DIRECTION:
Make an exact copy of all the material below, apart from the pictures.

** Begin **

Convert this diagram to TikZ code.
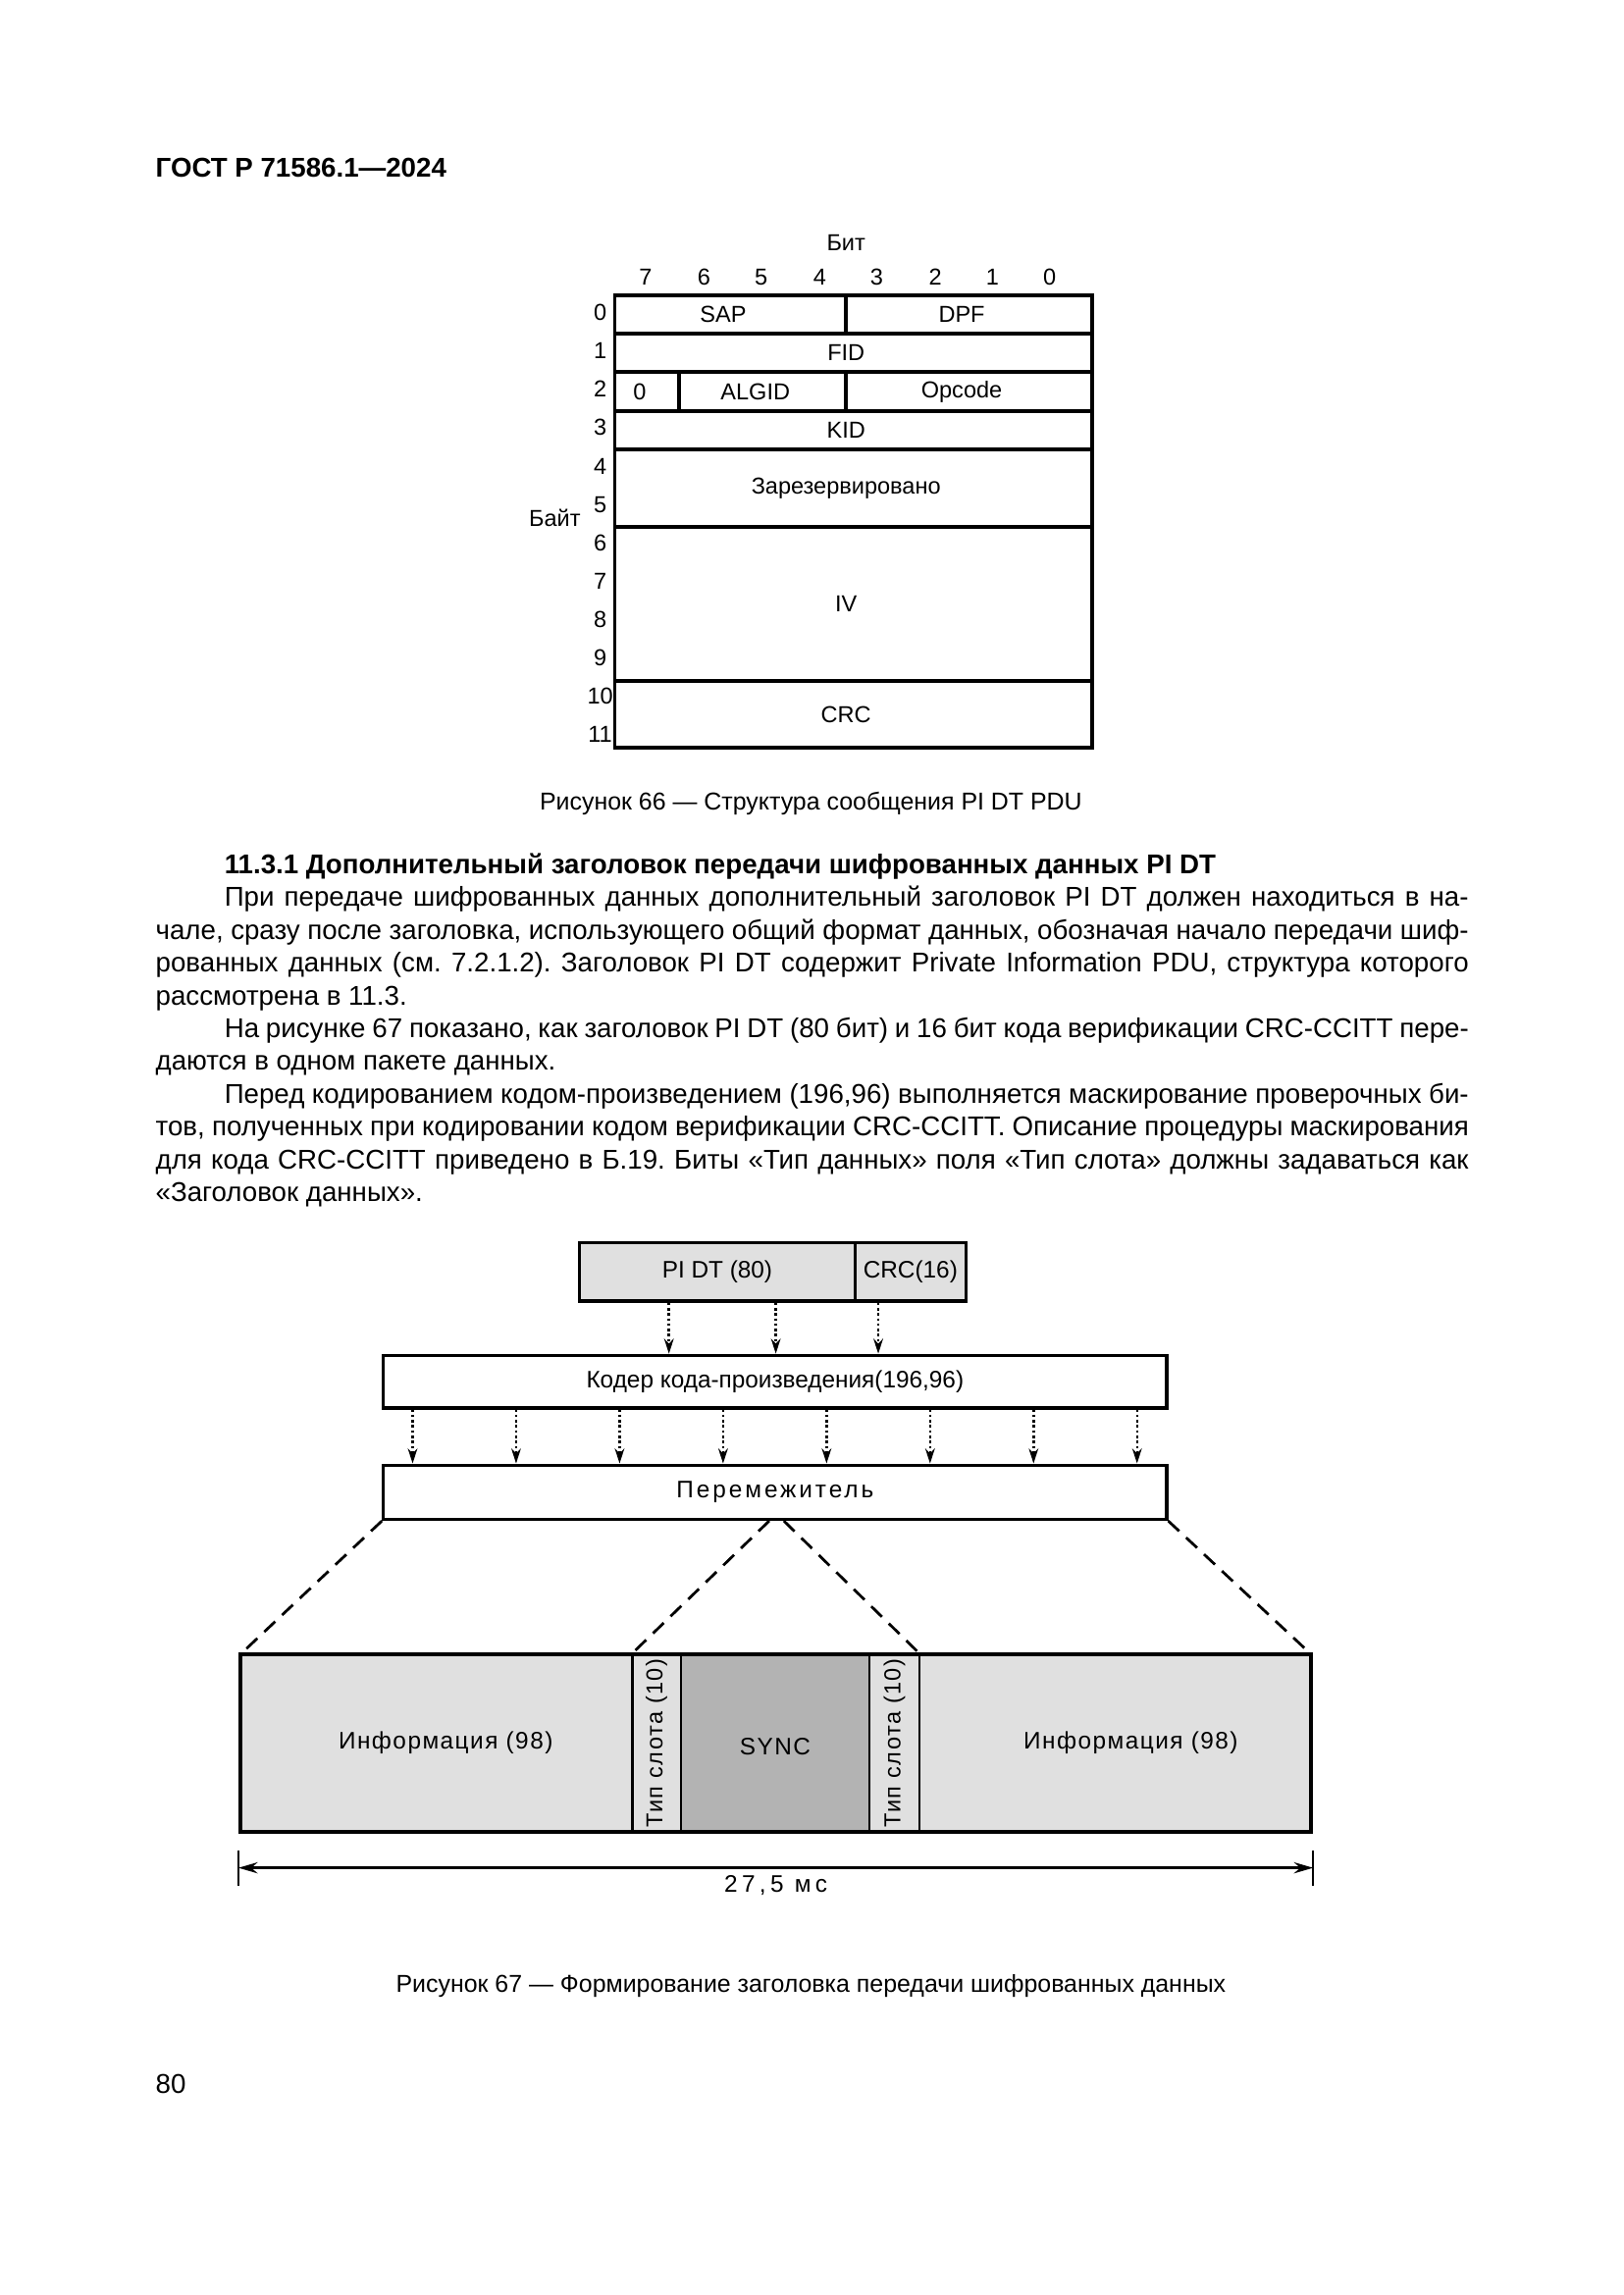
\documentclass[tikz,border=0pt]{standalone}
\usepackage{fontspec}
\setmainfont{Liberation Sans}
\newfontfamily\spacedfont[LetterSpace=12]{Liberation Sans}
\newfontfamily\widefont[LetterSpace=18]{Liberation Sans}
\newfontfamily\infofont[LetterSpace=6]{Liberation Sans}
\usetikzlibrary{arrows.meta, positioning, fit, calc}
\definecolor{LightFill}{HTML}{E0E0E0}
\definecolor{SyncFill}{HTML}{B3B3B3}
\newlength\pxl
\setlength\pxl{0.18936mm}
\newcommand{\bodyfont}{\fontsize{10}{12}\selectfont}
\newcommand{\figfont}{\fontsize{8.5}{10}\selectfont}
\newcommand{\blkfont}{\fontsize{8.8}{10}\selectfont}
\newcommand{\capfont}{\fontsize{9}{11}\selectfont}
\frenchspacing

\begin{document}
\begin{tikzpicture}[x=0.18936mm, y=-0.18936mm,
  fld/.style={draw, line width=1.4pt, inner sep=0pt, label={[font=\figfont, xshift=-5\pxl]center:#1}},
  blk/.style={draw, line width=1.2pt, inner sep=0pt, label={[font=\blkfont]center:#1}},
  cell/.style={draw, line width=0.8pt, inner sep=0pt},
  darr/.style={densely dotted, line width=0.9pt, -{Stealth[length=5.5pt,width=3.5pt]}},
  slant/.style={line width=1pt, dash pattern=on 5.5pt off 3.5pt},
  txt/.style={anchor=base west, inner sep=0pt, font=\bodyfont}]
  \fill[white] (0,0) rectangle (1109,1568);
  \useasboundingbox (0,0) rectangle (1109,1568);

  \node[txt, font=\bodyfont\bfseries] (hdr) at (106,121) {ГОСТ Р 71586.1—2024};

  % Figure 66
  \node[font=\figfont] (bitlbl) at (578,166) {Бит};
  \foreach \b/\x in {7/441,6/481,5/520,4/560,3/599,2/639,1/678,0/717}
    \node[font=\figfont, anchor=base] (bit\b) at (\x,195) {\b};
  \foreach \r in {0,...,11}
    \node[font=\figfont, anchor=base] (byte\r) at (410,{219+\r*26.2}) {\r};
  \node[font=\figfont] (bytelbl) at (379,354) {Байт};

  \node[fld=SAP, fit={(420,202) (578,228)}] (sap) {};
  \node[fld=DPF, fit={(578,202) (746,228)}] (dpf) {};
  \node[fld=FID, fit={(420,228) (746,254)}] (fid) {};
  \node[fld=0, fit={(420,254) (464,281)}] (zero) {};
  \node[fld=ALGID, fit={(464,254) (578,281)}] (algid) {};
  \node[fld=Opcode, fit={(578,254) (746,281)}] (opcode) {};
  \node[fld=KID, fit={(420,281) (746,307)}] (kid) {};
  \node[fld=Зарезервировано, fit={(420,307) (746,360)}] (rsv) {};
  \node[fld=IV, fit={(420,360) (746,465)}] (iv) {};
  \node[fld=CRC, fit={(420,465) (746,511)}] (crcf) {};

  \node[font=\capfont] (cap66) at (554,549) {Рисунок 66 — Структура сообщения PI DT PDU};

  % text
  \node[txt, font=\bodyfont\bfseries] (sec) at (153,597)
    {11.3.1 Дополнительный заголовок передачи шифрованных данных PI DT};
  \foreach \y/\x/\w/\t in {
    619/153/850/{При передаче шифрованных данных дополнительный заголовок PI DT должен находиться в на-},
    642/106/897/{чале, сразу после заголовка, использующего общий формат данных, обозначая начало передачи шиф-},
    664/106/897/{рованных данных (см. 7.2.1.2). Заголовок PI DT содержит Private Information PDU, структура которого},
    687/106/0/{рассмотрена в 11.3.},
    709/153/850/{На рисунке 67 показано, как заголовок PI DT (80 бит) и 16 бит кода верификации CRC-CCITT пере-},
    731/106/0/{даются в одном пакете данных.},
    754/153/850/{Перед кодированием кодом-произведением (196,96) выполняется маскирование проверочных би-},
    776/106/897/{тов, полученных при кодировании кодом верификации CRC-CCITT. Описание процедуры маскирования},
    799/106/897/{для кода CRC-CCITT приведено в Б.19. Биты «Тип данных» поля «Тип слота» должны задаваться как},
    821/106/0/{«Заголовок данных».}
  }{
    \node[txt] (line\y) at (\x,\y) {\ifnum\w=0 \t\else\makebox[\w\pxl][s]{\t}\fi};
  }

  % Figure 67
  \node[blk={PI DT (80)}, fill=LightFill, fit={(396,849) (584,889)}] (pidt) {};
  \node[blk={CRC(16)}, fill=LightFill, fit={(584,849) (660,889)}] (crc) {};
  \node[blk={Кодер кода-произведения(196,96)}, fit={(262,926) (797,962)}] (coder) {};
  \node[blk={\spacedfont Перемежитель}, fit={(262,1001) (797,1038)}] (ilv) {};

  \foreach \x/\src [count=\k] in {457/pidt,530/pidt,600/crc}{
    \coordinate (in\k) at (\x,900);
    \draw[darr] (\src.south -| in\k) -- (coder.north -| in\k);
  }
  \foreach \k in {0,...,7}{
    \path (coder.south west) ++({21+\k*70.7},0) coordinate (out\k);
    \draw[darr] (out\k) -- (ilv.north -| out\k);
  }

  \node[cell, fill=LightFill, fit={(165,1131) (432,1251)},
    label={[font=\blkfont\infofont, xshift=6\pxl]center:Информация (98)}] (info1) {};
  \node[cell, fill=LightFill, fit={(432,1131) (465,1251)}] (slot1) {};
  \node[cell, fill=SyncFill, fit={(465,1131) (594,1251)},
    label={[font=\blkfont\infofont, yshift=-2\pxl]center:SYNC}] (sync) {};
  \node[cell, fill=LightFill, fit={(594,1131) (628,1251)}] (slot2) {};
  \node[cell, fill=LightFill, fit={(628,1131) (895,1251)},
    label={[font=\blkfont\infofont, xshift=11\pxl]center:Информация (98)}] (info2) {};
  \node[draw, line width=1.5pt, inner sep=0pt, fit=(info1)(info2)] (frame) {};
  \node[rotate=90, font=\fontsize{8.5}{10}\selectfont\infofont] (slot1lbl) at (slot1.center) {Тип слота (10)};
  \node[rotate=90, font=\fontsize{8.5}{10}\selectfont\infofont] (slot2lbl) at (slot2.center) {Тип слота (10)};

  \coordinate (apL) at ([xshift=-4\pxl]ilv.south);
  \coordinate (apR) at ([xshift=6\pxl]ilv.south);
  \draw[slant] (ilv.south west) -- (info1.north west);
  \draw[slant] (apL) -- (slot1.north west);
  \draw[slant] (apR) -- (slot2.north east);
  \draw[slant] (ilv.south east) -- (info2.north east);

  \coordinate (tickL) at ([yshift=-11\pxl]frame.south west);
  \coordinate (tickR) at ([yshift=-11\pxl]frame.south east);
  \draw[line width=0.8pt] (tickL) -- ++(0,24);
  \draw[line width=0.8pt] (tickR) -- ++(0,24);
  \coordinate (dimL) at ([yshift=-23\pxl]frame.south west);
  \coordinate (dimR) at ([yshift=-23\pxl]frame.south east);
  \draw[line width=1.3pt, {Stealth[length=7pt,width=4pt]}-{Stealth[length=7pt,width=4pt]}] (dimL) -- (dimR);
  \node[font=\blkfont\widefont] (dimtxt) at ($(dimL)!0.5!(dimR)+(0,12)$) {27,5 мс};

  \node[font=\capfont] (cap67) at (554,1357) {Рисунок 67 — Формирование заголовка передачи шифрованных данных};
  \node[txt] (pnum) at (106,1430) {80};
\end{tikzpicture}
\end{document}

** End **

COMPLETED TASK:
Convert this diagram to TikZ code.
\documentclass[tikz,border=0pt]{standalone}
\usepackage{fontspec}
\setmainfont{Liberation Sans}
\newfontfamily\spacedfont[LetterSpace=12]{Liberation Sans}
\newfontfamily\widefont[LetterSpace=18]{Liberation Sans}
\newfontfamily\infofont[LetterSpace=6]{Liberation Sans}
\usetikzlibrary{arrows.meta, positioning, fit, calc}
\definecolor{LightFill}{HTML}{E0E0E0}
\definecolor{SyncFill}{HTML}{B3B3B3}
\newlength\pxl
\setlength\pxl{0.18936mm}
\newcommand{\bodyfont}{\fontsize{10}{12}\selectfont}
\newcommand{\figfont}{\fontsize{8.5}{10}\selectfont}
\newcommand{\blkfont}{\fontsize{8.8}{10}\selectfont}
\newcommand{\capfont}{\fontsize{9}{11}\selectfont}
\frenchspacing

\begin{document}
\begin{tikzpicture}[x=0.18936mm, y=-0.18936mm,
  fld/.style={draw, line width=1.4pt, inner sep=0pt, label={[font=\figfont, xshift=-5\pxl]center:#1}},
  blk/.style={draw, line width=1.2pt, inner sep=0pt, label={[font=\blkfont]center:#1}},
  cell/.style={draw, line width=0.8pt, inner sep=0pt},
  darr/.style={densely dotted, line width=0.9pt, -{Stealth[length=5.5pt,width=3.5pt]}},
  slant/.style={line width=1pt, dash pattern=on 5.5pt off 3.5pt},
  txt/.style={anchor=base west, inner sep=0pt, font=\bodyfont}]
  \fill[white] (0,0) rectangle (1109,1568);
  \useasboundingbox (0,0) rectangle (1109,1568);

  \node[txt, font=\bodyfont\bfseries] (hdr) at (106,121) {ГОСТ Р 71586.1—2024};

  % Figure 66
  \node[font=\figfont] (bitlbl) at (578,166) {Бит};
  \foreach \b/\x in {7/441,6/481,5/520,4/560,3/599,2/639,1/678,0/717}
    \node[font=\figfont, anchor=base] (bit\b) at (\x,195) {\b};
  \foreach \r in {0,...,11}
    \node[font=\figfont, anchor=base] (byte\r) at (410,{219+\r*26.2}) {\r};
  \node[font=\figfont] (bytelbl) at (379,354) {Байт};

  \node[fld=SAP, fit={(420,202) (578,228)}] (sap) {};
  \node[fld=DPF, fit={(578,202) (746,228)}] (dpf) {};
  \node[fld=FID, fit={(420,228) (746,254)}] (fid) {};
  \node[fld=0, fit={(420,254) (464,281)}] (zero) {};
  \node[fld=ALGID, fit={(464,254) (578,281)}] (algid) {};
  \node[fld=Opcode, fit={(578,254) (746,281)}] (opcode) {};
  \node[fld=KID, fit={(420,281) (746,307)}] (kid) {};
  \node[fld=Зарезервировано, fit={(420,307) (746,360)}] (rsv) {};
  \node[fld=IV, fit={(420,360) (746,465)}] (iv) {};
  \node[fld=CRC, fit={(420,465) (746,511)}] (crcf) {};

  \node[font=\capfont] (cap66) at (554,549) {Рисунок 66 — Структура сообщения PI DT PDU};

  % text
  \node[txt, font=\bodyfont\bfseries] (sec) at (153,597)
    {11.3.1 Дополнительный заголовок передачи шифрованных данных PI DT};
  \foreach \y/\x/\w/\t in {
    619/153/850/{При передаче шифрованных данных дополнительный заголовок PI DT должен находиться в на-},
    642/106/897/{чале, сразу после заголовка, использующего общий формат данных, обозначая начало передачи шиф-},
    664/106/897/{рованных данных (см. 7.2.1.2). Заголовок PI DT содержит Private Information PDU, структура которого},
    687/106/0/{рассмотрена в 11.3.},
    709/153/850/{На рисунке 67 показано, как заголовок PI DT (80 бит) и 16 бит кода верификации CRC-CCITT пере-},
    731/106/0/{даются в одном пакете данных.},
    754/153/850/{Перед кодированием кодом-произведением (196,96) выполняется маскирование проверочных би-},
    776/106/897/{тов, полученных при кодировании кодом верификации CRC-CCITT. Описание процедуры маскирования},
    799/106/897/{для кода CRC-CCITT приведено в Б.19. Биты «Тип данных» поля «Тип слота» должны задаваться как},
    821/106/0/{«Заголовок данных».}
  }{
    \node[txt] (line\y) at (\x,\y) {\ifnum\w=0 \t\else\makebox[\w\pxl][s]{\t}\fi};
  }

  % Figure 67
  \node[blk={PI DT (80)}, fill=LightFill, fit={(396,849) (584,889)}] (pidt) {};
  \node[blk={CRC(16)}, fill=LightFill, fit={(584,849) (660,889)}] (crc) {};
  \node[blk={Кодер кода-произведения(196,96)}, fit={(262,926) (797,962)}] (coder) {};
  \node[blk={\spacedfont Перемежитель}, fit={(262,1001) (797,1038)}] (ilv) {};

  \foreach \x/\src [count=\k] in {457/pidt,530/pidt,600/crc}{
    \coordinate (in\k) at (\x,900);
    \draw[darr] (\src.south -| in\k) -- (coder.north -| in\k);
  }
  \foreach \k in {0,...,7}{
    \path (coder.south west) ++({21+\k*70.7},0) coordinate (out\k);
    \draw[darr] (out\k) -- (ilv.north -| out\k);
  }

  \node[cell, fill=LightFill, fit={(165,1131) (432,1251)},
    label={[font=\blkfont\infofont, xshift=6\pxl]center:Информация (98)}] (info1) {};
  \node[cell, fill=LightFill, fit={(432,1131) (465,1251)}] (slot1) {};
  \node[cell, fill=SyncFill, fit={(465,1131) (594,1251)},
    label={[font=\blkfont\infofont, yshift=-2\pxl]center:SYNC}] (sync) {};
  \node[cell, fill=LightFill, fit={(594,1131) (628,1251)}] (slot2) {};
  \node[cell, fill=LightFill, fit={(628,1131) (895,1251)},
    label={[font=\blkfont\infofont, xshift=11\pxl]center:Информация (98)}] (info2) {};
  \node[draw, line width=1.5pt, inner sep=0pt, fit=(info1)(info2)] (frame) {};
  \node[rotate=90, font=\fontsize{8.5}{10}\selectfont\infofont] (slot1lbl) at (slot1.center) {Тип слота (10)};
  \node[rotate=90, font=\fontsize{8.5}{10}\selectfont\infofont] (slot2lbl) at (slot2.center) {Тип слота (10)};

  \coordinate (apL) at ([xshift=-4\pxl]ilv.south);
  \coordinate (apR) at ([xshift=6\pxl]ilv.south);
  \draw[slant] (ilv.south west) -- (info1.north west);
  \draw[slant] (apL) -- (slot1.north west);
  \draw[slant] (apR) -- (slot2.north east);
  \draw[slant] (ilv.south east) -- (info2.north east);

  \coordinate (tickL) at ([yshift=-11\pxl]frame.south west);
  \coordinate (tickR) at ([yshift=-11\pxl]frame.south east);
  \draw[line width=0.8pt] (tickL) -- ++(0,24);
  \draw[line width=0.8pt] (tickR) -- ++(0,24);
  \coordinate (dimL) at ([yshift=-23\pxl]frame.south west);
  \coordinate (dimR) at ([yshift=-23\pxl]frame.south east);
  \draw[line width=1.3pt, {Stealth[length=7pt,width=4pt]}-{Stealth[length=7pt,width=4pt]}] (dimL) -- (dimR);
  \node[font=\blkfont\widefont] (dimtxt) at ($(dimL)!0.5!(dimR)+(0,12)$) {27,5 мс};

  \node[font=\capfont] (cap67) at (554,1357) {Рисунок 67 — Формирование заголовка передачи шифрованных данных};
  \node[txt] (pnum) at (106,1430) {80};
\end{tikzpicture}
\end{document}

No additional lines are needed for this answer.